A recipe for avoiding 15 million deaths a year and climate disaster is
fixing food, scientists say
[October 03, 2025]
By MELINA WALLING
About 15 million deaths could be avoided each year and agricultural
emissions could drop by 15% if people worldwide shift to healthier,
predominantly plant-based diets, according to the EAT-Lancet Commission,
which brought together scientists worldwide to review the latest data on
food's role in human health, climate change, biodiversity and people's
working and living conditions.
Their conclusion: Without substantial changes to the food system, the
worst effects of climate change will be unavoidable, even if humans
successfully switch to cleaner energy.
“If we do not transition away from the unsustainable food path we’re on
today, we will fail on the climate agenda. We will fail on the
biodiversity agenda. We will fail on food security. We’ll fail on so
many pathways,” said study co-author Johan Rockström, who leads the
Potsdam Institute for Climate Impact Research.
The commission's first report in 2019 was regarded as a “really
monumental landmark study” for its willingness to take food system
reform seriously while factoring in human and environmental health, said
Adam Shriver, director of wellness and nutrition at the Harkin Institute
for Public Policy and Citizen Engagement.

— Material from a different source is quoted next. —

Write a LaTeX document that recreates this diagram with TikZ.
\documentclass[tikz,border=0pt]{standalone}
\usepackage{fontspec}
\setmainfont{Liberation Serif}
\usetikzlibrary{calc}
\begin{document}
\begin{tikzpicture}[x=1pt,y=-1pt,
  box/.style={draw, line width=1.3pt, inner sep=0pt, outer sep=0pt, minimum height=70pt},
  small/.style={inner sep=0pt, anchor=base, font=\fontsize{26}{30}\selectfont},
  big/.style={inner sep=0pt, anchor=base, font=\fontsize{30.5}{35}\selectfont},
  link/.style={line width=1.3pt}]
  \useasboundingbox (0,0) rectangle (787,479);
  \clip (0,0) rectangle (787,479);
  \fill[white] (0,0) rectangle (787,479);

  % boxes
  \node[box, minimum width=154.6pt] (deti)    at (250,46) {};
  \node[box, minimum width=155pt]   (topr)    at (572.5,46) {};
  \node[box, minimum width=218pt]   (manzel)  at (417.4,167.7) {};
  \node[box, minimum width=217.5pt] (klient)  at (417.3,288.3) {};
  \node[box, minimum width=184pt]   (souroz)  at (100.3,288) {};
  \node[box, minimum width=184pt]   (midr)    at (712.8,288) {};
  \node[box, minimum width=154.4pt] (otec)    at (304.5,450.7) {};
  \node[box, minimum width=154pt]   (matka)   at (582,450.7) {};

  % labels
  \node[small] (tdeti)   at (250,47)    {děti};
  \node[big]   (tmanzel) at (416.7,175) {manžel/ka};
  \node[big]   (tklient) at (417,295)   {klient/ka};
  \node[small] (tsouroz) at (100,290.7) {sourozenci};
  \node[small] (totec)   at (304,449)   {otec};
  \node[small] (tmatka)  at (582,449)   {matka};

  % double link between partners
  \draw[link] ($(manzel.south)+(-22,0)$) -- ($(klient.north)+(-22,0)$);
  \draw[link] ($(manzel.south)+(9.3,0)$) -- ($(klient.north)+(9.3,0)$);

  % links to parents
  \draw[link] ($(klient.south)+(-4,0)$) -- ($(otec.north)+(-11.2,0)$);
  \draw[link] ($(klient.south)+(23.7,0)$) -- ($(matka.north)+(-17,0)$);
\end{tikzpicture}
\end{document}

Key points from the latest report:

A ‘planetary health diet’ could avert 15 million deaths every year
The first EAT-Lancet report proposed a “planetary health diet” centered
on grains, fruits, vegetables, nuts and legumes. The update maintains
that to improve their health while also reducing global warming, it's a
good idea for people to eat one serving each of animal protein and dairy
per day while limiting red meat to about once a week. This particularly
applies to people in developed nations who disproportionately contribute
to climate change and have more choices about the foods they eat.

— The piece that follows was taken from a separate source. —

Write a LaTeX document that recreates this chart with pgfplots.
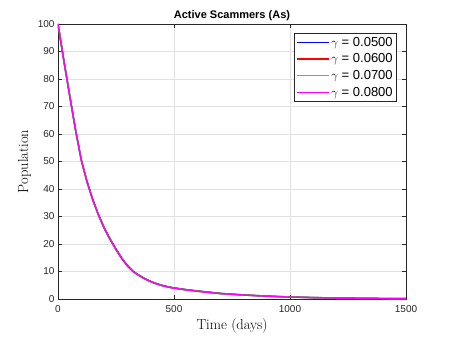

The dietary recommendations were based on data about risks of
preventable diseases like Type 2 diabetes and cardiovascular disease,
not environmental criteria. Human and planetary health happen to be in
alignment, the researchers said.
Rockström said it may seem “boring” for an analysis to reach the same
conclusion six years later, but he finds this reassuring because food
science is a rapidly moving field with many big studies and improving
analytics.
Food is one of the most deeply personal choices a person can make, and
“the health component touches everyone’s heart,” Rockström said. While
tackling global challenges is complicated, what individuals can do is
relatively straightforward, like reducing meat consumption without
eliminating it altogether.
“People associate what they eat with identity” and strict diets can
scare people off, but even small changes help, said Emily Cassidy, a
research associate with climate science nonprofit Project Drawdown. She
wasn’t involved with the research.
[to top of second column]
|

A worker harvests cabbage March 5, 2025, in Holtville, Calif. (AP
Photo/Gregory Bull, File)
 Our food choices could push the
planet past a tipping point
The researchers looked beyond climate change and greenhouse gas
emissions to factors including biodiversity, land use, water quality
and agricultural pollution — and concluded that food systems are the
biggest culprit in pushing Earth to the brink of thresholds for a
livable planet.
The report is “super comprehensive” in its scope, said Kathleen
Merrigan, a professor of food systems at Arizona State University
who also wasn’t involved with the research. It goes deep enough to
show how farming and labor practices, consumption habits and other
aspects of food production are interconnected — and could be
changed, she said.
“It’s like we’ve had this slow awakening to the role of food” in
discussions about planetary existence, Merrigan said.
Changing worldwide diets alone could lead to a 15% reduction in
greenhouse gas emissions from agriculture, because the production of
meat, particularly red meat, requires releasing a lot of
planet-warming gases, researchers concluded. Increased crop
productivity, reductions in food waste and other improvements could
bump that to 20%, the report said.
Cassidy said that if the populations of high- and middle-income
countries were to limit beef and lamb consumption to about one
serving a week, as recommended in this latest EAT-Lancet report,
they could reduce emissions equal to Russia's annual emissions
total.
Incorporating justice in an unequal world
Meanwhile, the report concludes that nearly half the world's
population is being denied adequate food, a healthy environment or
decent work in the food system. Ethnic minorities, Indigenous
peoples, women and children and people in conflict zones all face
specific risks to their human rights and access to food.

With United Nations climate talks around the corner in November,
Rockström and other researchers hope leaders in countries around the
world will incorporate scientific perspectives about the food system
into their national policies. To do otherwise “takes us in a
direction that makes us more and more fragile,” he said.
“I mean both in terms of supply of food, but also in terms of health
and in terms of stability of our environments,” Rockström said. “And
this is a recipe to make societies weaker and weaker.”